Das Verfahren "Öffentlicher Eink@uf Online" besteht aus vier Elementen: der Kommunikation zwischen Bedarfsträger und Beschaffungsamt, dem elektronischen Vergabe-Modul, der E-Vergabe-Plattform und dem virtuellen Marktplatz. Wer sich im Netz um öffentliche Aufträge bewerben möchte, meldet sich bei der Vergabeplattform an und bekommt dann die notwendige Zugangssoftware, mit der er sich an dem Verfahren beteiligen kann. Der Unternehmer muss sich eine Signaturkarte und ein Chipkartenterminal bei einem Trustcenter besorgen; auch die Rechner der Vergabestellen sind mit Chipkarten ausgestattet. Die Software übernimmt auf beiden Seiten die Kommunikation mit dem Web-Server und sorgt für eine gesetzeskonforme elektronische Unterschrift und starke Verschlüsselung.

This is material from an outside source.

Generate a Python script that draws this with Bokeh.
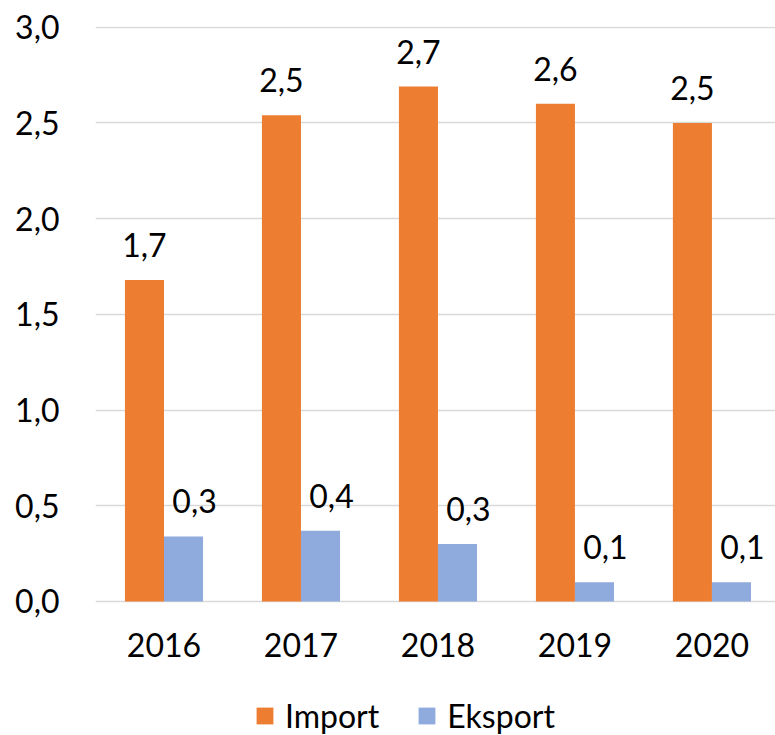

Damit der Bieter sicher sein kann, dass sein verschlüsseltes Angebot an die richtige Adresse übertragen wurde, authentifiziert sich die Vergabeplattform gegenüber dem Client per SSL-Zertifikat. Zusätzlich erhält er eine signierte elektronische Quittung über sein Angebot. Um die Fristeinhaltung zu protokollieren, nutzt das System einen elektronischen Zeitstempel auf Basis gesetzeskonformer digitaler Signaturen.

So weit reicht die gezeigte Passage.